I figure this is my chance to exit stage left before things get ugly, so I retreat to the bathroom. I take a piss, then I’m washing my hands as he storms in. “Dude, that was so uncool!” I back up, ready for a fight. I look at him for a moment and decide he’s not gonna fight over it. So I do a weak mea culpa, calm him down, and he leaves.
When I get back to the table a WK friend of mine hits me with “That was just so wrong, you shouldn’t have done that.”
So I say “She asked me to.” I tell the story of what we said at the bar, and we all have a good laugh about it. I can feel the stares of the two of them boring into me. When I glance over, I see them looking at me, him with daggers, her with tingles. They pay their bill and leave, so no chance to seal the deal.
Mate guarding when the whore is out of the barn is never a good look; it’s bound to push the girl even further away. The boyfriend in this tale of ho should dump her post haste because she’s gonna cheat on him soon if she isn’t already.
This girl is a particularly noxious genus of exhibitionist, the “let’s you and him fight” variety who uses the public display of her dripping sexuality as a red cape for any alpha males nearby who could conceivably challenge her boyfriend’s ownership of her and provide her with the ferocious tingles that only two men fighting for her glans can coax.

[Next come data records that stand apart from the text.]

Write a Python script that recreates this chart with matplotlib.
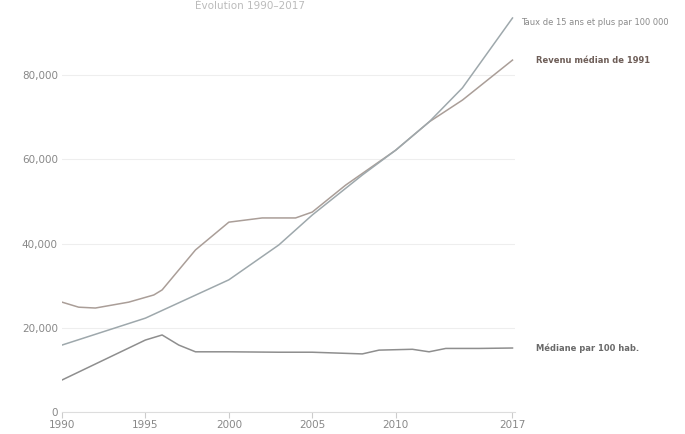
import matplotlib
matplotlib.use("Agg")
import matplotlib.pyplot as plt

title = "Évolution 1990–2017"

years_a = [1990, 1991, 1992, 1994, 1995.5, 1996, 1998, 2000, 2002, 2004, 2005, 2007, 2010, 2012, 2014, 2017]
vals_a = [26100, 24900, 24700, 26100, 27800, 29000, 38500, 45100, 46100, 46100, 47500, 53900, 62200, 68900, 74100, 83600]

years_b = [1990, 1995, 2000, 2003, 2005, 2008, 2010, 2012, 2014, 2017]
vals_b = [15900, 22300, 31400, 39700, 46800, 56300, 62200, 68900, 77000, 93600]

years_c = [1990, 1995, 1996, 1997, 1998, 2000, 2003, 2005, 2008, 2009, 2011, 2012, 2013, 2015, 2017]
vals_c = [7600, 17100, 18300, 15900, 14300, 14300, 14200, 14200, 13800, 14700, 14900, 14300, 15100, 15100, 15200]

label_a = "Revenu médian de 1991"
label_b = "Taux de 15 ans et plus par 100 000"
label_c = "Médiane par 100 hab."

xticks = [1990, 1995, 2000, 2005, 2010, 2017]
yticks = [0, 20000, 40000, 60000, 80000]
ytick_labels = ["0", "20,000", "40,000", "60,000", "80,000"]

fig = plt.figure(figsize=(6.85, 4.34), dpi=100)
ax = fig.add_axes([62/685, 1-412/434, (515-62)/685, (412-10)/434])

ax.plot(years_a, vals_a, color="#aa9e98", lw=1.1)
ax.plot(years_b, vals_b, color="#9ea8ac", lw=1.1)
ax.plot(years_c, vals_c, color="#8e8e8e", lw=1.1)

ax.set_xlim(1990, 2017.15)
ax.set_ylim(0, 95500)
ax.set_xticks(xticks)
ax.set_xticklabels([str(x) for x in xticks])
ax.set_yticks(yticks)
ax.set_yticklabels(ytick_labels)
ax.grid(axis="y", color="#eeeeee", lw=0.8)
ax.set_axisbelow(True)
for s in ["top", "right", "left"]:
    ax.spines[s].set_visible(False)
ax.spines["bottom"].set_color("#dddddd")
ax.tick_params(axis="y", length=0, labelsize=7.5, labelcolor="#888888", pad=3)
ax.tick_params(axis="x", length=4, color="#cccccc", labelsize=7.5, labelcolor="#888888", pad=2)

ax.annotate(label_b, xy=(years_b[-1], vals_b[-1]), xytext=(6, -3), textcoords="offset points",
            fontsize=6, color="#8a8a8a", va="center", annotation_clip=False)
ax.annotate(label_a, xy=(years_a[-1], vals_a[-1]), xytext=(17, 0), textcoords="offset points",
            fontsize=6, color="#6e5e58", fontweight="bold", va="center", annotation_clip=False)
ax.annotate(label_c, xy=(years_c[-1], vals_c[-1]), xytext=(17, 0), textcoords="offset points",
            fontsize=6, color="#6a6a6a", fontweight="bold", va="center", annotation_clip=False)

fig.text(250/685, 1-6/434, title, fontsize=7.5, color="#bbbbbb", ha="center", va="center")

fig.savefig("out.png", dpi=100)
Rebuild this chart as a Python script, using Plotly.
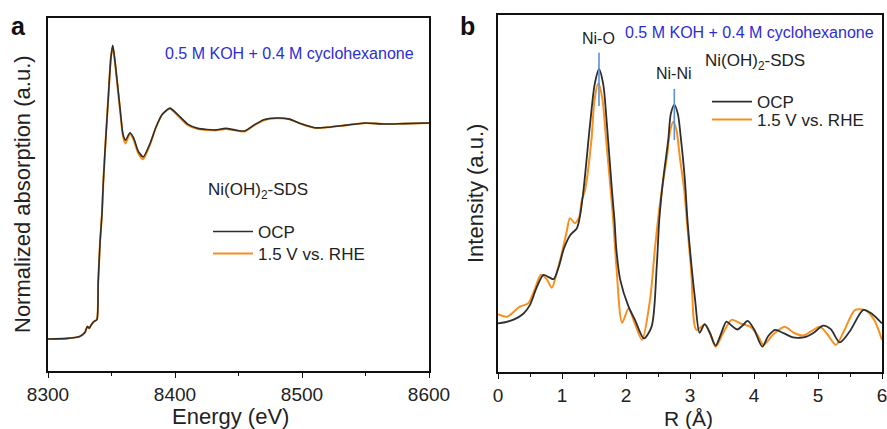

Similarly, her exhibitionism could have been motivated by relationship trouble (her bf ignoring her, for example) and she was keen to enlist Mr. Stranger Danger to ignite her boyfriend’s jealously so that he’d appreciate her again. Either way, the recruited interloper is playing with fire; he gets the bf’s fury or the slut’s retconned rejection.
Copagambino had some ZFG fun and played his hand well, but in the end an exhibitionist got the drama she needed and Copa narrowly avoided the drama he didn’t need.